● Data lines:

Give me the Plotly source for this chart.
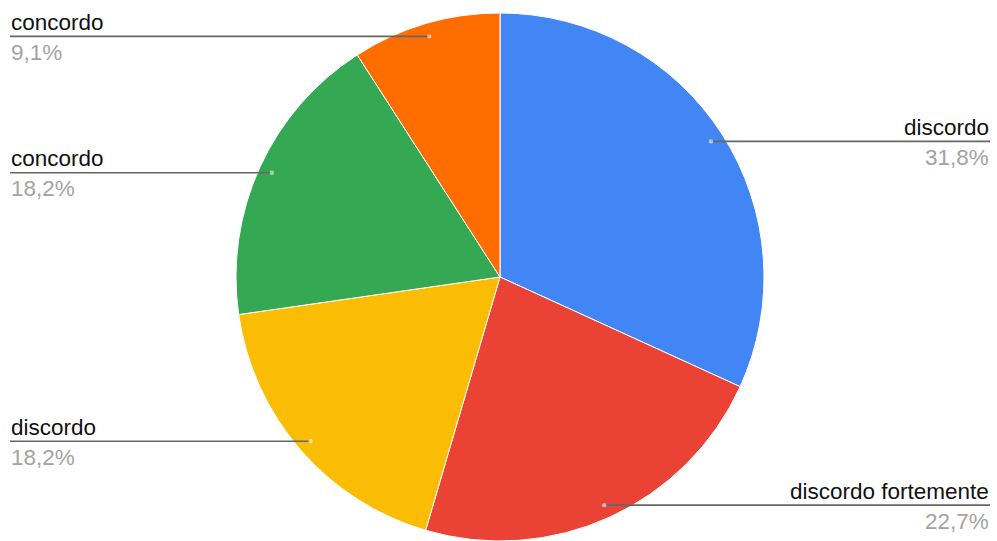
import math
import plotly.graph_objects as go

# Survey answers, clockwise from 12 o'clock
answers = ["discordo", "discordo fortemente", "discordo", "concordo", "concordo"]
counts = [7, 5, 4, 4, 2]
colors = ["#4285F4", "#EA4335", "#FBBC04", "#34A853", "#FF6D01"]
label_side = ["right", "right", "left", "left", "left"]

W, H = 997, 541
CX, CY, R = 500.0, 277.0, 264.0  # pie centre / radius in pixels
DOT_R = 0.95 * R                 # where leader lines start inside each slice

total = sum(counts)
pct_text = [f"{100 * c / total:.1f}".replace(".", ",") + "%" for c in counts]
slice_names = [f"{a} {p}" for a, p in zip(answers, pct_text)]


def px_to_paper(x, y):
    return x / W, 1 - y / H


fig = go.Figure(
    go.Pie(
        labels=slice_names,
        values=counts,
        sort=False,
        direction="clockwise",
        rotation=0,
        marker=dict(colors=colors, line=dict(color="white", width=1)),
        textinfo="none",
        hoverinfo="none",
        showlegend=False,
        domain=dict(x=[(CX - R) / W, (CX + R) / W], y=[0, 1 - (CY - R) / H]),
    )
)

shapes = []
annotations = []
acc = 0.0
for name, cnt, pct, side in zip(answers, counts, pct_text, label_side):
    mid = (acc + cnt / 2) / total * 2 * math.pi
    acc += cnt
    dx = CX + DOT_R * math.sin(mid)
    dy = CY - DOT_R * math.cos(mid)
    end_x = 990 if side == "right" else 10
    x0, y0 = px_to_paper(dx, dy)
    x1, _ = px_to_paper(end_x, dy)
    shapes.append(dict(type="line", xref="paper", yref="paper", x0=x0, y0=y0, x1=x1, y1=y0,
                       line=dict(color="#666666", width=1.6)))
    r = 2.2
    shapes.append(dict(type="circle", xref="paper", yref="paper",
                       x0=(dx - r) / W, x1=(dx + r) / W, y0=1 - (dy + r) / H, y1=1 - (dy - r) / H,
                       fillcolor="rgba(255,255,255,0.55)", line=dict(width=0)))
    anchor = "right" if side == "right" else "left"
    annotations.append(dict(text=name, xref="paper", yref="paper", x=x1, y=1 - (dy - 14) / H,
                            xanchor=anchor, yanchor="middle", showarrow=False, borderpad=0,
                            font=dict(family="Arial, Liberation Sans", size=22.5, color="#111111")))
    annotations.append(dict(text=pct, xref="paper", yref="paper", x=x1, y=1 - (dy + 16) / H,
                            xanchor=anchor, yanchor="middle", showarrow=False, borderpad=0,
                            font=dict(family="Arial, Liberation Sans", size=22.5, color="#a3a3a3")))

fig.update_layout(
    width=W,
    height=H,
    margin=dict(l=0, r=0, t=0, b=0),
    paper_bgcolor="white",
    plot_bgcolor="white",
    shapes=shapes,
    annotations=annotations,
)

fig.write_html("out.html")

● Exercise: Reproduce the data above in full, exactly as it is, with the pictures left out.

● Exercise solution:
Give me the Plotly source for this chart.
import math
import plotly.graph_objects as go

# Survey answers, clockwise from 12 o'clock
answers = ["discordo", "discordo fortemente", "discordo", "concordo", "concordo"]
counts = [7, 5, 4, 4, 2]
colors = ["#4285F4", "#EA4335", "#FBBC04", "#34A853", "#FF6D01"]
label_side = ["right", "right", "left", "left", "left"]

W, H = 997, 541
CX, CY, R = 500.0, 277.0, 264.0  # pie centre / radius in pixels
DOT_R = 0.95 * R                 # where leader lines start inside each slice

total = sum(counts)
pct_text = [f"{100 * c / total:.1f}".replace(".", ",") + "%" for c in counts]
slice_names = [f"{a} {p}" for a, p in zip(answers, pct_text)]


def px_to_paper(x, y):
    return x / W, 1 - y / H


fig = go.Figure(
    go.Pie(
        labels=slice_names,
        values=counts,
        sort=False,
        direction="clockwise",
        rotation=0,
        marker=dict(colors=colors, line=dict(color="white", width=1)),
        textinfo="none",
        hoverinfo="none",
        showlegend=False,
        domain=dict(x=[(CX - R) / W, (CX + R) / W], y=[0, 1 - (CY - R) / H]),
    )
)

shapes = []
annotations = []
acc = 0.0
for name, cnt, pct, side in zip(answers, counts, pct_text, label_side):
    mid = (acc + cnt / 2) / total * 2 * math.pi
    acc += cnt
    dx = CX + DOT_R * math.sin(mid)
    dy = CY - DOT_R * math.cos(mid)
    end_x = 990 if side == "right" else 10
    x0, y0 = px_to_paper(dx, dy)
    x1, _ = px_to_paper(end_x, dy)
    shapes.append(dict(type="line", xref="paper", yref="paper", x0=x0, y0=y0, x1=x1, y1=y0,
                       line=dict(color="#666666", width=1.6)))
    r = 2.2
    shapes.append(dict(type="circle", xref="paper", yref="paper",
                       x0=(dx - r) / W, x1=(dx + r) / W, y0=1 - (dy + r) / H, y1=1 - (dy - r) / H,
                       fillcolor="rgba(255,255,255,0.55)", line=dict(width=0)))
    anchor = "right" if side == "right" else "left"
    annotations.append(dict(text=name, xref="paper", yref="paper", x=x1, y=1 - (dy - 14) / H,
                            xanchor=anchor, yanchor="middle", showarrow=False, borderpad=0,
                            font=dict(family="Arial, Liberation Sans", size=22.5, color="#111111")))
    annotations.append(dict(text=pct, xref="paper", yref="paper", x=x1, y=1 - (dy + 16) / H,
                            xanchor=anchor, yanchor="middle", showarrow=False, borderpad=0,
                            font=dict(family="Arial, Liberation Sans", size=22.5, color="#a3a3a3")))

fig.update_layout(
    width=W,
    height=H,
    margin=dict(l=0, r=0, t=0, b=0),
    paper_bgcolor="white",
    plot_bgcolor="white",
    shapes=shapes,
    annotations=annotations,
)

fig.write_html("out.html")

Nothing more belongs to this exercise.